Аида не ответила. Она с жалостью смотрела вслед Икарусу. Повернув голову к Остапу, тихим голосом произнесла:
— У вас что, жестокость в почете? Или вы так забавляетесь?
— Чего нет, того нет! — вместо Остапа ответил Максим. — Настоящий мужчина умеет работать до упаду, любить до инфаркта, отстаивать чувство собственного достоинства до гробовой доски. Всего этого Икарус лишен. Поглощение хмельного сделали его ржавым. Он годится только на металлолом. А здесь — настоящие мужчины. Значит, ему не место среди нас. Жаль, что нет сейчас здесь Савича. Он бы нам объяснил, почему Икарус заржавел. Рассказал бы о наследственности...
Услышав имя мужа, Аида вздрогнула. «Значит, с этими людьми он проводил здесь время после работы. С ними пил, гулял.
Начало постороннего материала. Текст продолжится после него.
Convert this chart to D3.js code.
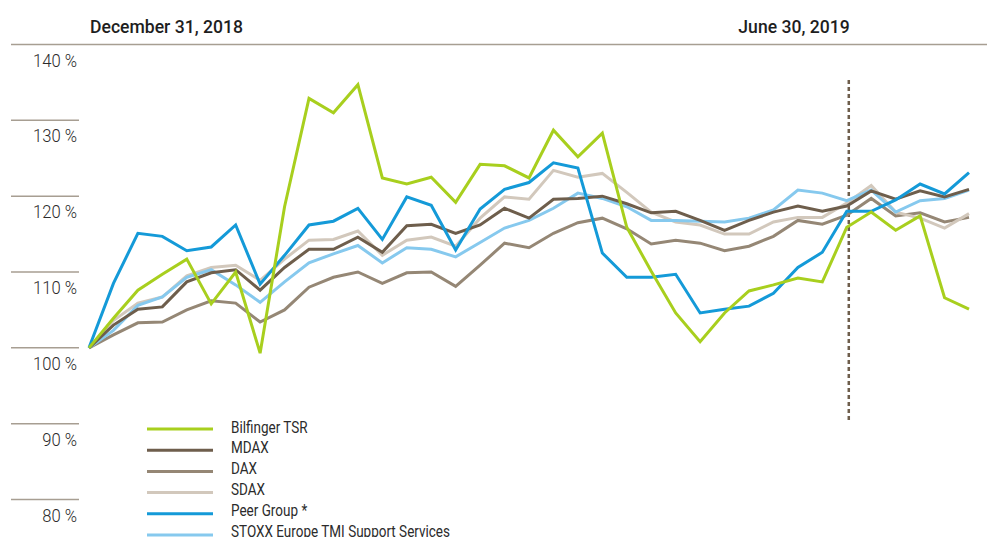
<!DOCTYPE html>
<html>
<head>
<meta charset="utf-8">
<script src="https://cdn.jsdelivr.net/npm/d3@7"></script>
<style>
  body { margin: 0; background: #fff; }
  svg text { font-family: "Roboto", "Liberation Sans", sans-serif; }
</style>
</head>
<body>
<svg width="987" height="537"></svg>
<script>
// weekly index values, 100 = December 31, 2018
var bilfinger = [100, 103.9, 107.6, 109.7, 111.7, 105.8, 110.0, 99.3, 118.6, 132.9, 131.0, 134.7, 122.4, 121.6, 122.5, 119.2, 124.2, 124.0, 122.4, 128.7, 125.2, 128.3, 115.9, 110.1, 104.6, 100.8, 104.6, 107.5, 108.3, 109.2, 108.7, 115.9, 117.9, 115.5, 117.4, 106.6, 105.1];
var mdax = [100, 103.0, 105.1, 105.4, 108.7, 109.9, 110.3, 107.6, 110.6, 113.0, 113.0, 114.6, 112.6, 116.1, 116.3, 115.1, 116.2, 118.4, 117.1, 119.6, 119.7, 120.0, 119.0, 117.8, 118.0, 116.8, 115.5, 116.8, 117.9, 118.7, 118.0, 118.7, 120.7, 119.6, 120.7, 119.9, 120.9];
var dax = [100, 101.7, 103.3, 103.4, 105.0, 106.2, 105.9, 103.4, 105.0, 108.0, 109.3, 110.0, 108.5, 109.9, 110.0, 108.1, 110.9, 113.8, 113.2, 115.1, 116.5, 117.1, 115.7, 113.7, 114.2, 113.8, 112.8, 113.4, 114.7, 116.8, 116.3, 117.5, 119.7, 117.4, 117.8, 116.6, 117.2];
var sdax = [100, 103.6, 105.9, 106.7, 109.5, 110.6, 110.9, 108.9, 111.7, 114.2, 114.3, 115.4, 112.2, 114.2, 114.6, 113.4, 117.1, 119.9, 119.6, 123.4, 122.5, 123.0, 120.5, 117.9, 116.6, 116.2, 115.0, 115.0, 116.6, 117.2, 117.2, 119.1, 121.4, 117.9, 117.1, 115.8, 117.7];
var peerGroup = [100, 108.5, 115.1, 114.7, 112.8, 113.3, 116.2, 108.4, 112.2, 116.2, 116.7, 118.4, 114.3, 119.9, 118.8, 112.9, 118.3, 120.9, 121.8, 124.4, 123.7, 112.5, 109.3, 109.3, 109.7, 104.6, 105.1, 105.5, 107.2, 110.6, 112.6, 118.0, 118.0, 119.5, 121.6, 120.3, 123.1];
var stoxx = [100, 102.3, 105.6, 106.7, 109.3, 110.3, 108.3, 106.0, 108.7, 111.2, 112.4, 113.5, 111.2, 113.2, 113.0, 112.0, 113.9, 115.8, 116.8, 118.4, 120.4, 119.7, 118.6, 116.8, 116.8, 116.7, 116.6, 117.1, 118.2, 120.8, 120.4, 119.4, 120.8, 117.9, 119.4, 119.7, 120.8];

var seriesNames = ["Bilfinger TSR", "MDAX", "DAX", "SDAX", "Peer Group *", "STOXX Europe TMI Support Services"];
var seriesColors = ["#a8cf1e", "#6e5e4c", "#958775", "#d2c8bc", "#149ad8", "#86c9ee"];
var yTicks = [80, 90, 100, 110, 120, 130, 140];
var dateLabels = ["December 31, 2018", "June 30, 2019"];
var dateIndex = [0, 31];

var allSeries = [bilfinger, mdax, dax, sdax, peerGroup, stoxx];

var svg = d3.select("svg");

var x = d3.scaleLinear().domain([0, bilfinger.length - 1]).range([89, 969]);
var y = d3.scaleLinear().domain([80, 140]).range([499.5, 44.5]);

// the original uses a condensed face; squeeze each text by the same ratio
function condense(sel, ratio) {
  sel.each(function() {
    var len = this.getComputedTextLength();
    d3.select(this).attr("textLength", len * ratio).attr("lengthAdjust", "spacingAndGlyphs");
  });
}
function ratioFor(txt, size, weight, target) {
  var t = svg.append("text").attr("font-size", size).attr("font-weight", weight).text(txt);
  var r = target / t.node().getComputedTextLength();
  t.remove();
  return r;
}

// header dates and top rule
var dates = svg.selectAll(".date")
  .data(dateLabels)
  .enter().append("text")
  .attr("x", function(d, i) { return i == 0 ? x(dateIndex[i]) + 1 : x(dateIndex[i]) + 3; })
  .attr("y", 33)
  .attr("text-anchor", function(d, i) { return i == 0 ? "start" : "end"; })
  .attr("font-size", 17.5)
  .attr("font-weight", 500)
  .attr("fill", "#1e1e1e")
  .text(function(d) { return d; });
condense(dates, ratioFor(dateLabels[0], 17.5, 500, 153));

svg.append("line")
  .attr("x1", 11).attr("x2", 987)
  .attr("y1", y(140)).attr("y2", y(140))
  .attr("stroke", "#a79e92")
  .attr("stroke-width", 1.5);

// y ticks: short rules with labels underneath
svg.selectAll(".tick")
  .data(yTicks.filter(function(d) { return d < 140; }))
  .enter().append("line")
  .attr("x1", 11).attr("x2", 79)
  .attr("y1", function(d) { return y(d); })
  .attr("y2", function(d) { return y(d); })
  .attr("stroke", "#a79e92")
  .attr("stroke-width", 1.5);

var ylabels = svg.selectAll(".ylabel")
  .data(yTicks)
  .enter().append("text")
  .attr("x", 77)
  .attr("y", function(d) { return y(d) + 22; })
  .attr("text-anchor", "end")
  .attr("font-size", 18)
  .attr("font-weight", 300)
  .attr("fill", "#2b2b2b")
  .text(function(d) { return d + " %"; });
condense(ylabels, ratioFor("140 %", 18, 300, 44));

// June 30 marker
svg.append("line")
  .attr("x1", x(dateIndex[1]) + 2).attr("x2", x(dateIndex[1]) + 2)
  .attr("y1", 80).attr("y2", 421)
  .attr("stroke", "#6e5e4c")
  .attr("stroke-width", 2.5)
  .attr("stroke-dasharray", "4,3");

var line = d3.line()
  .x(function(d, i) { return x(i); })
  .y(function(d) { return y(d); });

// draw order: bottom first, Bilfinger on top
var order = [2, 3, 5, 1, 4, 0];
order.forEach(function(k) {
  svg.append("path")
    .datum(allSeries[k])
    .attr("fill", "none")
    .attr("stroke", seriesColors[k])
    .attr("stroke-width", 3)
    .attr("stroke-linejoin", "miter")
    .attr("d", line);
});

// legend
var legend = svg.selectAll(".legend")
  .data(seriesNames)
  .enter().append("g")
  .attr("transform", function(d, i) { return "translate(147," + (429 + i * 21.2) + ")"; });

legend.append("line")
  .attr("x1", 0).attr("x2", 66)
  .attr("stroke", function(d, i) { return seriesColors[i]; })
  .attr("stroke-width", 3);

var ltext = legend.append("text")
  .attr("x", 84)
  .attr("y", function(d, i) { return 3.5 - i * 0.4; })
  .attr("font-size", 17)
  .attr("fill", "#2b2b2b")
  .text(function(d) { return d; });
condense(ltext, ratioFor(seriesNames[5], 17, 400, 219));
</script>
</body>
</html>
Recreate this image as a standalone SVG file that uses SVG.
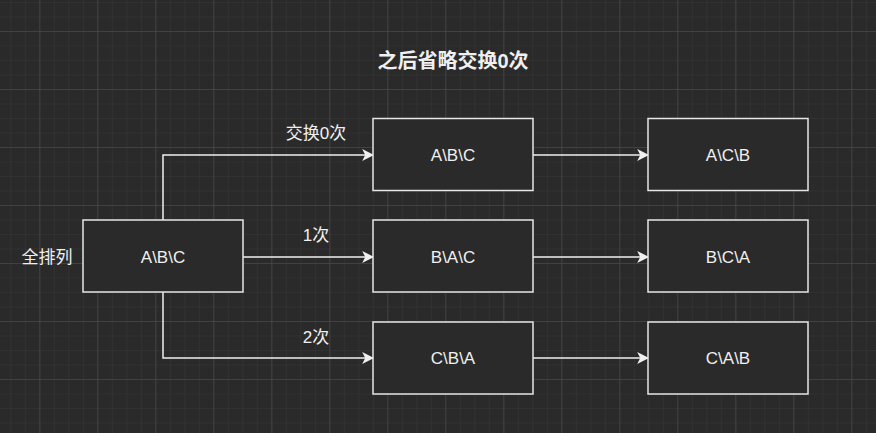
<svg xmlns="http://www.w3.org/2000/svg" width="876" height="433" viewBox="0 0 876 433">
<defs>
<pattern id="minor" x="10.3" y="2" width="14.5" height="14.5" patternUnits="userSpaceOnUse">
<path d="M0 0H14.5M0 0V14.5" fill="none" stroke="#383838" stroke-width="1"/>
</pattern>
<pattern id="major" x="39.3" y="31" width="58" height="58" patternUnits="userSpaceOnUse">
<path d="M0 0H58M0 0V58" fill="none" stroke="#525252" stroke-width="1"/>
</pattern>
<marker id="arr" viewBox="0 0 10 10" refX="9" refY="5" markerWidth="12" markerHeight="12" markerUnits="userSpaceOnUse" orient="auto">
<path d="M0 0L10 5L0 10L2.5 5Z" fill="#f0f0f0"/>
</marker>
</defs>
<style>
.box{fill:#2a2a2a;stroke:#e6e6e6;stroke-width:1.5}
.t{font-family:"Liberation Sans","Noto Sans CJK SC",sans-serif;font-size:17px;fill:#f0f0f0;text-anchor:middle;dominant-baseline:central}
.c{fill:none;stroke:#f0f0f0;stroke-width:1.5;marker-end:url(#arr)}
</style>
<rect width="876" height="433" fill="#2a2a2a"/>
<rect width="876" height="433" fill="url(#minor)"/>
<rect width="876" height="433" fill="url(#major)"/>
<text class="t" x="453" y="61" style="font-weight:bold;font-size:20px">之后省略交换0次</text>
<text class="t" x="47" y="257">全排列</text>
<g id="connectors">
<path class="c" d="M163 220V155H373"/>
<path class="c" d="M243 257H373"/>
<path class="c" d="M163 292V358H373"/>
<path class="c" d="M533 155H648"/>
<path class="c" d="M533 257H648"/>
<path class="c" d="M533 358H648"/>
<text class="t" x="316" y="133">交换0次</text>
<text class="t" x="316" y="235">1次</text>
<text class="t" x="316" y="337">2次</text>
</g>
<g id="root"><rect class="box" x="83" y="220" width="160" height="72"/><text class="t" x="163" y="257">A\B\C</text></g>
<g id="n1"><rect class="box" x="373" y="118.5" width="160" height="72"/><text class="t" x="453" y="155">A\B\C</text></g>
<g id="n2"><rect class="box" x="373" y="220" width="160" height="72"/><text class="t" x="453" y="257">B\A\C</text></g>
<g id="n3"><rect class="box" x="373" y="322" width="160" height="72"/><text class="t" x="453" y="358">C\B\A</text></g>
<g id="n4"><rect class="box" x="648" y="118.5" width="160" height="72"/><text class="t" x="728" y="155">A\C\B</text></g>
<g id="n5"><rect class="box" x="648" y="220" width="160" height="72"/><text class="t" x="728" y="257">B\C\A</text></g>
<g id="n6"><rect class="box" x="648" y="322" width="160" height="72"/><text class="t" x="728" y="358">C\A\B</text></g>
</svg>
И, конечно, они все знают».
— Послушайте, — наклонилась она к Остапу. — Вам не приходилось встречать в этом кафе... Такая чернявенькая, губки пухленькие... Кажется, Майей зовут...
— Кто тут вспоминает Майю Беркович? — стукнул кулаком по столу Максим. — Слямзил Савич у меня Майечку. Но черт с ней! Красивых девчат у нас пока хватает.
— Как это слямзил? — пожала плечами Аида. — Она же не вещь какая-нибудь, а человек.
— Вот она! — вскочил Остап. — Майечка, идите сюда к нам!
Майя успела отдохнуть после работы, выглядела свежей. На ее голове, словно большой черный одуванчик, красовалась шапка из песца. Талию плотно обтягивало голубое пальто, обшитое меховым рантом по воротнику и лацканам.
Аида невольно спряталась за спину Остапа. Но поздно! Майя заметила ее. И между ними начался разговор — взглядами, жестами.
— Здесь есть кому меня угостить? — капризно спросила Майя.
Аида услышала:
«Ты тоже здесь? Ненадолго же тебя хватило».
— Объясните мне, — Аида слегка толкнула локтем Остапа. — Чем привлекает вас эта кнайпа? Напиться можно где угодно.
Майя услышала:
«Мы здесь ровня. Жаждешь развлечений? Мне тоже одиноко».
— Все знакомы... Всё знакомо... Как дома, — пропела Майя.